Without the new EEOC regulation, a wellness program that provides incentives and has a health risk assessment in which both employees and their spouses can participate would violate GINA. This is the only scenario addressed by the proposed regulation.

The proposed regulation addresses this by allowing a narrow exception. The strings that come tied to this regulatory exception are somewhat complex, and some employers may find them too constricting, opting instead to either abandon spousal health risk assessments or tie the wellness incentive only to the employee's participation and not the spouse's.
Strings Attached (if the Regulation Applies in the First Place)
The proposed regulations clarify that GINA does not prohibit an employer from offering incentives for the provision of information by a spouse as part of an health risk assessment, as long as the following requirements are satisfied:- The participating individual (that is, the employee and the spouse) signs a consent form that describes both the types of information being requested and the applicable restrictions on the employer’s use of such information.

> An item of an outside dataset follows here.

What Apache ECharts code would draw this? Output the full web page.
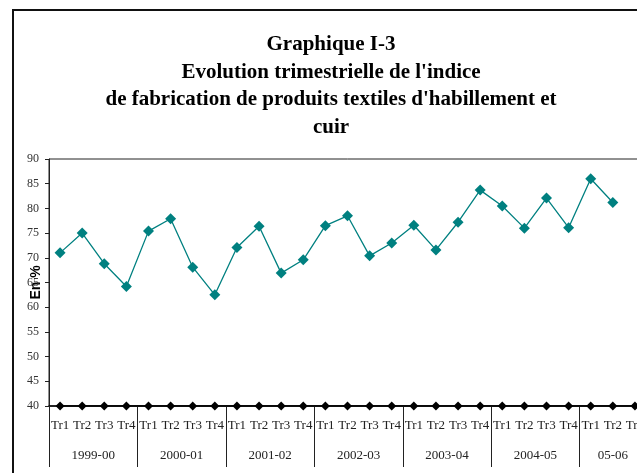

- The employee must be enrolled in either employee+spouse or family health coverage provided by the employer.
- The health information of both the employee and the spouse must be provided in connection with a wellness program health risk assessment.
- No incentives are provided for health information about the employee's biological children, adopted children or stepchildren.
- If an incentive is given for the spouse's health information (which is deemed genetic information of the employee), then the total wellness financial incentive must be apportioned between the employee and spouse, subject to limits.
Incentive Limit and Apportionment
The fifth requirement above is the most frustrating because it is not at all congruent with the wellness regulations under HIPAA and the ACA. The figure "30%" gets used a lot, but what's important to realize is that EEOC's GINA incentive limit is actually a two-step analysis that uses the same percentage two different ways.First, where there is an incentive tied to both the employee's and spouse's health information, the proposed rule limits the total inducement related to health status information to 30% of the total cost of the plan in which the employee and any dependents are enrolled. This is different than the EEOC's ADA wellness regulation, which limits the incentive tied to a health risk assessment in which only the employee participates to 30% of the total cost of self-only coverage, regardless of the coverage tier in which the employee is enrolled. Both of these machinations of the 30% limit differ from HIPAA's and the ACA's 30% limit.
Second, in addition to the combined employee and spouse incentive limit, the proposed GINA wellness regulation embeds a second 30% limit on any inducement specific to the employee. This embedded limit is equal to 30% of the cost of self-only coverage, regardless of which coverage tier in which the employee and his/her spouse are enrolled.
For example, if the total cost of employee-only coverage is $6,000 and family coverage is $14,000, then the wellness incentive (again, assuming the wellness program includes a health risk assessment in which both the spouse and the employee must participate) could not be more than $4,200 for the family as a whole (30% of $14,000), and the embedded limit for any incentive specific to the employee's participation is $1,800 (30% of $6,000). The remaining $2,400 ($4,200 minus $1,800) could be apportioned to the rest of the family for other wellness incentive purposes, including to the employee for other wellness-related activities (such as a heart walk or cancer run or participating in a seminar, etc.).
Keep in mind that this special limit and apportionment rule applies only to health risk assessments—specifically health risk assessments in which a spouse participates. Employers could have wellness incentives that are not related to health status information, and these rules won't apply to those incentives.